Carte Du Détroit de Malacca Partie Septentrionale comprenant depuis Poulo Penang jusqu'au Mont Parcelar.
1843 (dated) 25 x 37 in (63.5 x 93.98 cm)
1 : 560000
An uncommon 1843 first edition French chart of the Strait of Malacca with an inset of the island of Penang in the vicinity of George Town. The chart covers the Strait of Malacca and the Malaysian coastline from Pulau Penang (Poulo Penang) to the Klang River (Rio Colong) and the vicinity of modern day Kuala Lumpur. The map is primarily derived from British sources, including surveys of the Sumatran coastline conducted by W. Rose and R. Moresby in 1822, of the Strait of Calam by W. Fitzwilliam Owen in 1817, of Penang (including the inset) by T. Woore in 1832, and of the Arroa Islands (Aruah) by Daniel Ross in 1819.
This map was prepared for the French the Dépôt des Cartes et Plans de la Marine and issued in 1843. We are aware of only one edition. It was engraved by Stanislas Joseph Jacobs and Jacques-Marie Hacq.

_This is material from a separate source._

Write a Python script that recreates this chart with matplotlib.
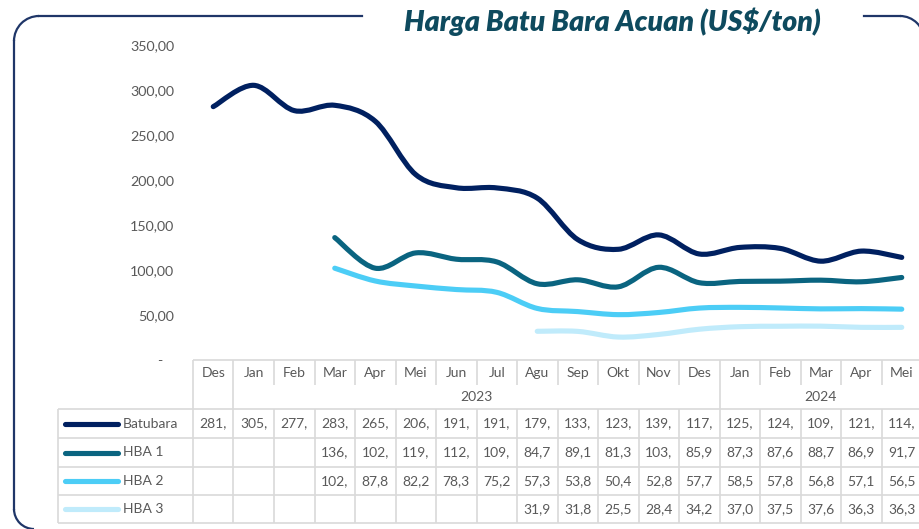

Dépôt des Cartes et Plans de la Marine (fl. 1720 - present), often called the Depot de Marine, was a French hydrographic mapping organization founded in 1720 under Charles-Hercule of Albert de Luynes (674-1734). Much like the U.S. Coast Survey, the British Admiralty, and the Spanish Deposito Hydrografico, the Depot was initiated as a storehouse and distribution center of existing nautical and marine charts. Eventually the depot initiated its own mapping activities in an attempt to improve and expand upon existing material. Some of the more prominent cartographers and hydrographers associated with the of Dépôt des Cartes were, Philippe Buache, Jacques-Nicholas Bellin, Giovanni Rizzi-Zannoni, Rigobert Bonne, and Jean Nicolas Buache.
Stanislas Joseph Jacobs (18?? – July 5, 1867) was a French line engraver active in Paris during the middle part of the 19th century. Jacobs did work for the both the Dépôt de la Guerre ad Dépôt de la Guerre and the Dépôt des Cartes et Plans de la Marine. He often worked with Jacques-Marie Hacq. His most important publication is most likely the Eugène Duflot de Mofras map of the American west, published in 1844. Stanislas was a member of the French Société de Géographie from 1842. In 1862 Stanislas' son, Alfred Joseph Jacobs (December 15, 1827 - July 16, 1889), also an engraver, descended into mental illness in 1862 and was consigned the Charenton hospice. The illness of his son apparently catapulted Stanislas into a deep unremitting despair. Stanislas retired in 1862. He married to Thérèse Alexandrine Outrequin (January 28, 1804 – February 20, 1873). He lived in Paris at Rue De Condé, 1.
Jacques-Marie Hacq (September 22, 1785 – 18??) was a French letter and line engraver, and historian, active in Paris during the middle part of the19th century. Hacq was born in Paris and trained under J. P. Besançon, who he succeeded at the Dépôt de la Guerre in 1830. He engraved for the Dépôt de la Guerre as early as 1830 and for the Dépôt des Cartes et Plans de la Marine from, at least, 1840 to 1852. In addition to his work for the French Government, he also completed maps engravings for Lesage, Lapie, Dufour, Duperrez, Gouvion St. Cyr, and Dumont d'Urville. His historical works include a history of the Napoleonic Wars and a history of Paris under the reign of Louis XIII. During most of his career in paris he lived at 58 Rue de la Harpe.
Very good. Minor centerfold wear and verso reinforcement. Else clean.